Parola-chiave, governabilità

per Gian Franco Ferraris
Autore originale del testo: Alfredo Morganti

di Alfredo Morganti – 26 ottobre 2017

La governabilità è un feticcio renziano ma viene da lontano, dai tempi di Craxi. Inizialmente era una specie di presunto obbligo morale verso la Nazione, un dovere istituzionale, per il quale si appoggiava un governo o si votava la fiducia solo per evitare che cadesse, per garantire appunto l’esistenza in carica di un esecutivo e con ciò scongiurare chissà quale apocalisse, soprattutto quella di chi puntava alle poltrone. Diciamo una sorta di atto a opera dei “responsabili” di allora. Oggi la governabilità è una cosa molto più sofisticata, una specie di chiavistello per aprire tutte le porte possibili. In nome di essa si fanno e si disfano leggi elettorali e costituzioni. Si passa sopra a tutto, persino all’onorabilità delle persone con le quali si vota assieme. Assicurare un governo diventa un punto d’onore, tanto è vuoto l’interesse verso il Parlamento e la rappresentanza, tanto è verticale ormai e “disintermediata” la concezione del potere democratico.

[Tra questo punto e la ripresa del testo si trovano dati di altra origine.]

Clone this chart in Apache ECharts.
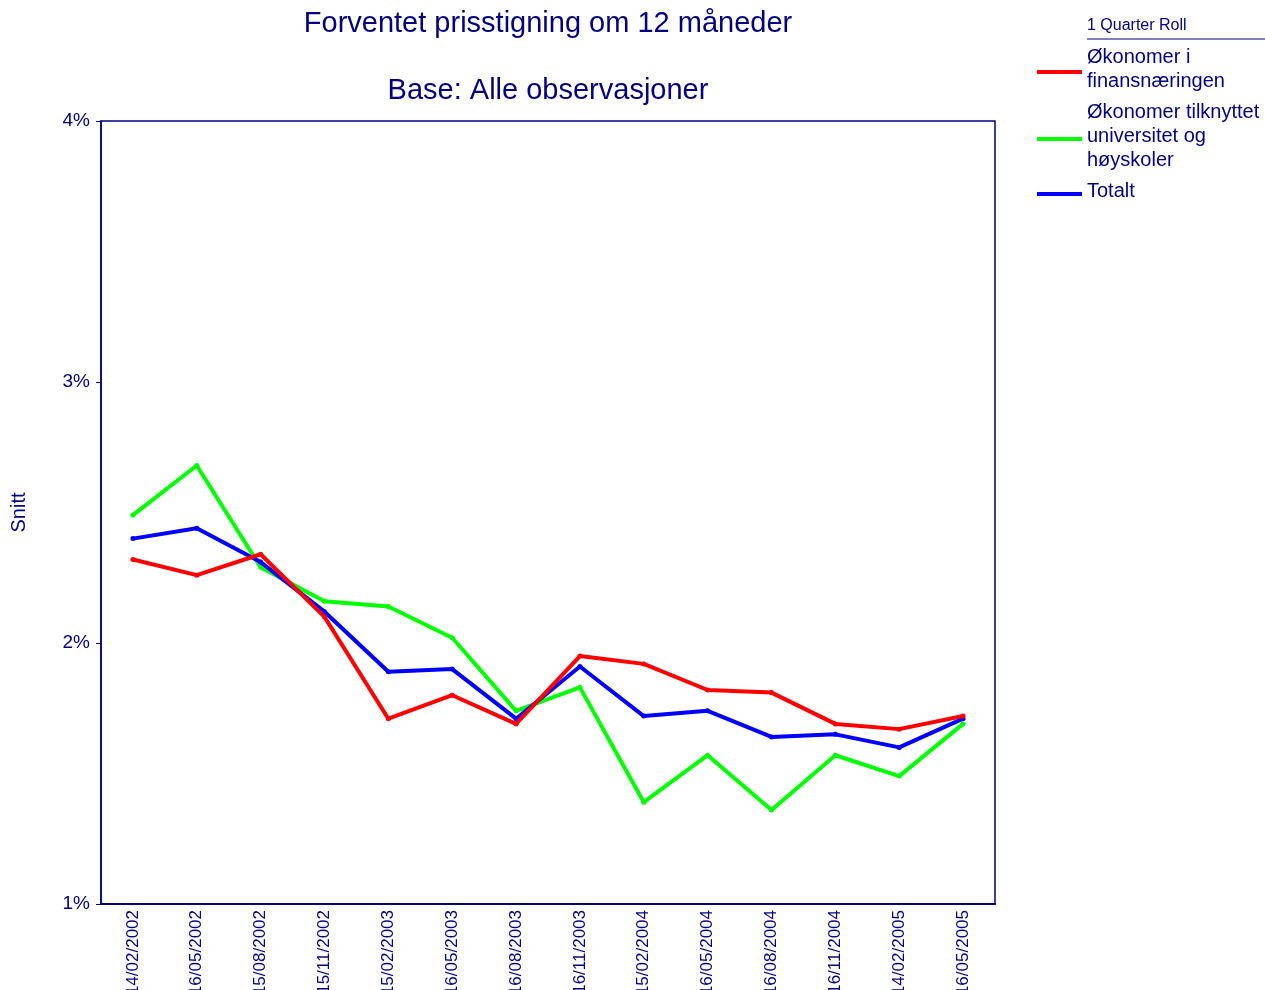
<!DOCTYPE html>
<html>
<head>
<meta charset="utf-8">
<script src="https://cdn.jsdelivr.net/npm/echarts@6/dist/echarts.min.js"></script>
<style>html,body{margin:0;padding:0;background:#fff}#c{width:1265px;height:990px}</style>
</head>
<body>
<div id="c"></div>
<script>
const categories = ['14/02/2002','16/05/2002','15/08/2002','15/11/2002','15/02/2003','16/05/2003','16/08/2003','16/11/2003','15/02/2004','16/05/2004','16/08/2004','16/11/2004','14/02/2005','16/05/2005'];
const finans = [2.32, 2.26, 2.34, 2.10, 1.71, 1.80, 1.69, 1.95, 1.92, 1.82, 1.81, 1.69, 1.67, 1.72];
const universitet = [2.49, 2.68, 2.29, 2.16, 2.14, 2.02, 1.74, 1.83, 1.39, 1.57, 1.36, 1.57, 1.49, 1.69];
const totalt = [2.40, 2.44, 2.31, 2.12, 1.89, 1.90, 1.71, 1.91, 1.72, 1.74, 1.64, 1.65, 1.60, 1.71];
const yTicks = { min: 1, max: 4, interval: 1 };
const names = ['Økonomer i\nfinansnæringen', 'Økonomer tilknyttet\nuniversitet og\nhøyskoler', 'Totalt'];

const navy = '#000080';
const font = 'Liberation Sans, Arial, sans-serif';
const chart = echarts.init(document.getElementById('c'));
function line(name, data, color, z) {
  return { name, type: 'line', data, z, symbol: 'circle', symbolSize: 5,
    itemStyle: { color }, lineStyle: { color, width: 4 }, emphasis: { disabled: true }, animation: false };
}
chart.setOption({
  animation: false,
  grid: { left: 101, right: 270, top: 121, bottom: 86, outerBoundsMode: 'none', containLabel: false,
    show: true, borderColor: navy, borderWidth: 1.5, backgroundColor: '#fff' },
  legend: {
    orient: 'vertical', left: 1037, top: 45, padding: 0, itemWidth: 45, itemHeight: 10, itemGap: 7,
    icon: 'path://M0,0L0.01,0L0.01,0.01Z M0,6L45,6L45,10L0,10Z', selectedMode: false,
    data: names,
    textStyle: { color: navy, fontFamily: font, fontSize: 20, lineHeight: 24 }
  },
  graphic: [
    { type: 'text', style: { x: 548, y: 24, text: 'Forventet prisstigning om 12 måneder', fill: navy, font: '29px ' + font, align: 'center', verticalAlign: 'middle' } },
    { type: 'text', style: { x: 548, y: 91, text: 'Base: Alle observasjoner', fill: navy, font: '29px ' + font, align: 'center', verticalAlign: 'middle' } },
    { type: 'text', style: { x: 1087, y: 26, text: '1 Quarter Roll', fill: navy, font: '16px ' + font, align: 'left', verticalAlign: 'middle' } },
    { type: 'line', shape: { x1: 1087, y1: 39, x2: 1265, y2: 39 }, style: { stroke: navy, lineWidth: 1.2 } }
  ],
  xAxis: {
    type: 'category', data: categories, boundaryGap: true,
    axisLine: { lineStyle: { color: navy, width: 2 } },
    axisTick: { alignWithLabel: true, length: 4, lineStyle: { color: navy } },
    axisLabel: { rotate: 90, interval: 0, margin: 6, color: navy, fontFamily: font, fontSize: 17 }
  },
  yAxis: {
    type: 'value', min: yTicks.min, max: yTicks.max, interval: yTicks.interval,
    name: 'Snitt', nameLocation: 'middle', nameGap: 72, nameRotate: 90,
    nameTextStyle: { color: navy, fontFamily: font, fontSize: 20 },
    axisLine: { show: true, lineStyle: { color: navy, width: 1.5 } },
    axisTick: { show: true, length: 5, lineStyle: { color: navy } },
    splitLine: { show: false },
    axisLabel: { formatter: '{value}%', margin: 11, color: navy, fontFamily: font, fontSize: 19 }
  },
  series: [
    line(names[1], universitet, '#00ff00', 2),
    line(names[2], totalt, '#0000ff', 3),
    line(names[0], finans, '#ff0000', 4)
  ]
});
</script>
</body>
</html>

Pur di avere i ‘numeri’ si punta tutto sulla ‘tecnica’ e sui meccanismi elettorali. Non importa perché, percome e in che senso, conta solo che vi sia una maggioranza: la sera delle elezioni sarebbe meglio, ma andrebbe bene anche con comodo, in un Parlamento di uomini silenziosi e fidati, sui quali sia possibile mettere la mano sul fuoco. Per avere la governabilità si è disposti a varare leggi maggioritarie con premi da brivido, talché un partitino con l’abbrivio buono potrebbe fare mano bassa in Parlamento e destinarsi al governo senza nemmeno avere dei numeri da amministratore di condominio. Non importa la sostanza, la politica, i programmi, contano le cifre, le maggioranze (surrettizie, false, da compari di merenda), purché siano maggioranze. Matematica pura.

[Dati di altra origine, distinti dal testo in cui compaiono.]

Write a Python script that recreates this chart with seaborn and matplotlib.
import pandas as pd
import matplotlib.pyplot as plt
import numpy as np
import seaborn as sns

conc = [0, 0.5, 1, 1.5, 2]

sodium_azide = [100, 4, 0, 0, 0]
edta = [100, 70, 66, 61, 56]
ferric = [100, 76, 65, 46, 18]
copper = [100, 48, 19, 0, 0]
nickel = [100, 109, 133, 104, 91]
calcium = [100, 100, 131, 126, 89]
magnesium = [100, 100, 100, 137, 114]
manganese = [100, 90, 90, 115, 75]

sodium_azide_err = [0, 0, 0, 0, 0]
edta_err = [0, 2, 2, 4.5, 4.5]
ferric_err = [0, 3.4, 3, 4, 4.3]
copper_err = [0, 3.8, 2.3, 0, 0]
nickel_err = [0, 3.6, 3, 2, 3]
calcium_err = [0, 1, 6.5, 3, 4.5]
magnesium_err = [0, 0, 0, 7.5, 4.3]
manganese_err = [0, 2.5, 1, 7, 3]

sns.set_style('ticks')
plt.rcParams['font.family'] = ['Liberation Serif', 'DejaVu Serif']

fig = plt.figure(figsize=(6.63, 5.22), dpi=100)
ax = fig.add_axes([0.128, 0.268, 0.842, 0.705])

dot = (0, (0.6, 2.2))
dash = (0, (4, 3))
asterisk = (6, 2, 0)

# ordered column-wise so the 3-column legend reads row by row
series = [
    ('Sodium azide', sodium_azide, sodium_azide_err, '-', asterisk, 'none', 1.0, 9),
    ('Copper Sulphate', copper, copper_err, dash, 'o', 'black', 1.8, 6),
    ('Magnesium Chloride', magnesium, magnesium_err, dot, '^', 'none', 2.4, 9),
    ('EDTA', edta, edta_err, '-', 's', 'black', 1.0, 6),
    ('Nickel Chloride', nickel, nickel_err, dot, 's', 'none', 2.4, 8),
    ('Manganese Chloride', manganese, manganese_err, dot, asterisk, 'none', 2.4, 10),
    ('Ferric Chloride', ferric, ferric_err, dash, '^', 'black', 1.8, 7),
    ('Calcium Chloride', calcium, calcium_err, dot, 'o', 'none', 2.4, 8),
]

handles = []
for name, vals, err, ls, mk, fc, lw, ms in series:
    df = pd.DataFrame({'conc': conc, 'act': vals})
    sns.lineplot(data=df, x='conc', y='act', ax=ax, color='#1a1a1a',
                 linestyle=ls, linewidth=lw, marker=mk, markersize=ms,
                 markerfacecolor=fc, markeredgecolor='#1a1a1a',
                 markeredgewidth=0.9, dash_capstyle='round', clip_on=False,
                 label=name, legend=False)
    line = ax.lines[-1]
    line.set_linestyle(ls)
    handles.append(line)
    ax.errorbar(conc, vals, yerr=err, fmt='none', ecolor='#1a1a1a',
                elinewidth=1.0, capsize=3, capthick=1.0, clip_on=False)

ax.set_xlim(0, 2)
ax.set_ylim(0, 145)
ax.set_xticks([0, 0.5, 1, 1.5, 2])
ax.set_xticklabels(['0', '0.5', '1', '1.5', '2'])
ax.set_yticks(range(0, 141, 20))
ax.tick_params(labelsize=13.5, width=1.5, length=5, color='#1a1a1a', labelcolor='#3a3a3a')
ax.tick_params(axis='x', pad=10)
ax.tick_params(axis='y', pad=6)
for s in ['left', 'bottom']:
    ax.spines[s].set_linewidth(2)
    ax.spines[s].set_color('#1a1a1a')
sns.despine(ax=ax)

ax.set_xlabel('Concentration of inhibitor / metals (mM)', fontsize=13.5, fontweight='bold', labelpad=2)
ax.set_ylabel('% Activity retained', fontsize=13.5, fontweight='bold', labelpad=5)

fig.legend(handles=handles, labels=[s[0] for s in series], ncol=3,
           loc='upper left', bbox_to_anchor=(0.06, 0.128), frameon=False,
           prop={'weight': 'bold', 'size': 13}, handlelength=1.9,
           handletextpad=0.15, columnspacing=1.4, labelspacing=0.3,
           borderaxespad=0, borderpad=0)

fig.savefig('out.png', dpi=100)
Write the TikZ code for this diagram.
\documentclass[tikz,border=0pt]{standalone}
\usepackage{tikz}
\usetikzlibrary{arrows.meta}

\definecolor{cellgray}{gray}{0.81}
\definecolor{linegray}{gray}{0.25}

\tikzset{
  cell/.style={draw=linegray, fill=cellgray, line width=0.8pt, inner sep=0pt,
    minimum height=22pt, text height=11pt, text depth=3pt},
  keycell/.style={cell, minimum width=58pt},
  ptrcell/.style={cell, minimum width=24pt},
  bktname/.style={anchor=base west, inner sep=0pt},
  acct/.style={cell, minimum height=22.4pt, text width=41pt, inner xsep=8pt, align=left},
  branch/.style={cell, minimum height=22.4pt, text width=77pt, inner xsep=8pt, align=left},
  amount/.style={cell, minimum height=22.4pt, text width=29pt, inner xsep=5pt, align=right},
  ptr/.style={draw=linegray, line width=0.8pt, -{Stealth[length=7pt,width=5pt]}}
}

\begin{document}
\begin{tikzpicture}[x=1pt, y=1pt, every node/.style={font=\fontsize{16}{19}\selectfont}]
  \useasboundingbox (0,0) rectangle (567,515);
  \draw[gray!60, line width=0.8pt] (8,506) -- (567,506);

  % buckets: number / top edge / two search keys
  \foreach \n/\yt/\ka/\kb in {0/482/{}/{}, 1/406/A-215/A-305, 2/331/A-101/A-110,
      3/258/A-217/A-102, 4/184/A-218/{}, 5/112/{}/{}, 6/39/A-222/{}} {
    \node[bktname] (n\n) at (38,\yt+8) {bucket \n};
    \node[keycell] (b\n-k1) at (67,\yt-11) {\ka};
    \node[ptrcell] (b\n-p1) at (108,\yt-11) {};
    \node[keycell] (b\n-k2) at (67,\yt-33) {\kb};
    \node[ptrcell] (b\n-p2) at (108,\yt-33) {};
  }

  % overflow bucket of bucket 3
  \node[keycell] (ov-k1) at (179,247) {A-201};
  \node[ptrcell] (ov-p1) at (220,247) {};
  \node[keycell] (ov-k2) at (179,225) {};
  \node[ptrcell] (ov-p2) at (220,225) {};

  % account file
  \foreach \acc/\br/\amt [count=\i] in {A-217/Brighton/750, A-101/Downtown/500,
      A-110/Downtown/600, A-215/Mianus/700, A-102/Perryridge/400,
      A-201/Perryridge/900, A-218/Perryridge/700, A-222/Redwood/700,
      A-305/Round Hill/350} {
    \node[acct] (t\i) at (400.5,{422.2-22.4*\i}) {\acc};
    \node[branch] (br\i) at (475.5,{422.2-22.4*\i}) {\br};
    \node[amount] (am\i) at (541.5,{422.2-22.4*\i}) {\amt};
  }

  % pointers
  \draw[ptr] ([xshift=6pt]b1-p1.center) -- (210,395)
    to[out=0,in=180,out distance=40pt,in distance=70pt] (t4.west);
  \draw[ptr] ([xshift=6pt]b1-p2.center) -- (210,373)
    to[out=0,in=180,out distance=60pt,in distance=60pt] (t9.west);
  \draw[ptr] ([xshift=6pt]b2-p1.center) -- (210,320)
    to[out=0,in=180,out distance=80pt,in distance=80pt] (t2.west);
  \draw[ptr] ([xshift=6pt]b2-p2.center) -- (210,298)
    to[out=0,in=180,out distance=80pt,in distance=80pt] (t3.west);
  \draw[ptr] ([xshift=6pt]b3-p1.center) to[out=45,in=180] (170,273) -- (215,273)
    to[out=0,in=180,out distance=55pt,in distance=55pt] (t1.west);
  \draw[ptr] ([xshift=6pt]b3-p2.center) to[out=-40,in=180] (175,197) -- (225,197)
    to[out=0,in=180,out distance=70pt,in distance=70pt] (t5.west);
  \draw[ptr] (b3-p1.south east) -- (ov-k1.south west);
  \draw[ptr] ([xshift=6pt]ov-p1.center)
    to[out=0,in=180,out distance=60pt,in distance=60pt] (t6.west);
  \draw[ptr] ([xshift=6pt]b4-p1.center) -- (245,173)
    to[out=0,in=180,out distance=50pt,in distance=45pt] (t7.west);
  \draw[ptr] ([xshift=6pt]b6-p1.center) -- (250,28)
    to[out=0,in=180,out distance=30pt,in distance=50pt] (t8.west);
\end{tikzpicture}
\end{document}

Questo in prima battuta. Poi però, gratta gratta, la ‘governabilità’ mostra il suo lato oscuro, consistente nel ‘pompare’ il più possibile i voti verso chi “vince”, sottraendoli proporzionalmente ai competitor. Guardate le proiezioni dei medesimi voti sui due sistemi distinti del Consultellum e del Rosatellum. C’è solo un certo flusso di parlamentari, ma significativo, che rispetto al vecchio sistema va da Sinistra e 5Stelle verso PD e centrodestra (soprattutto verso quest’ultimo). Ed ecco svelata l’anima nera del nuovo meccanismo elettorale: togliere forza ai concorrenti, distribuendola ai cosiddetti vincenti, ossia coloro che la legge elettorale l’hanno scritta e votata. La governabilità appare per quel che è: compressione forzosa della forza delle minoranze. A questo pensano, non ad altro.

Ed ecco svelato l’arcano: per governare si punta a comprimere la forza parlamentare degli oppositori, e si drenano i loro voti (magari di sinistra) verso chi deve vincere le elezioni (magari la destra). Si “dosano”, in pratica, le quote parlamentari per fare in modo che ci sia un governo, ma non uno qualsiasi, bensì quello che ha in mente chi progetta la legge elettorale del momento (le leggi elettorali ormai sono usa e getta, si sa). Nel caso del Rosatellum, che frantuma il Parlamento né più né meno del Consultellum, il governo che hanno in mente è un Governo della Nazione, con il PD, i berlusconiani, i ‘responsabili’, le ali destre, i centristi sempreverdi, i tecnocrati e la sinistra alla Pisapia (magari miscelati in un bel listone civico-arcobaleno). Anche qui la governabilità mostra le proprie spoglie, quelle della grande truffa: dicono da sempre che vorrebbero il vincitore la sera stessa del voto. Siccome sono avanti e sempre più sfacciati, i “vincitori” li avremo ben prima del voto: e sono i medesimi che hanno voluto la legge, gli amanti della governabilità, il lato oscuro di essa. ‘Establishment’ si dice oggi. ‘Lor signori’, diceva Fortebraccio. Ma sono sempre gli stessi di una volta. Imperterriti.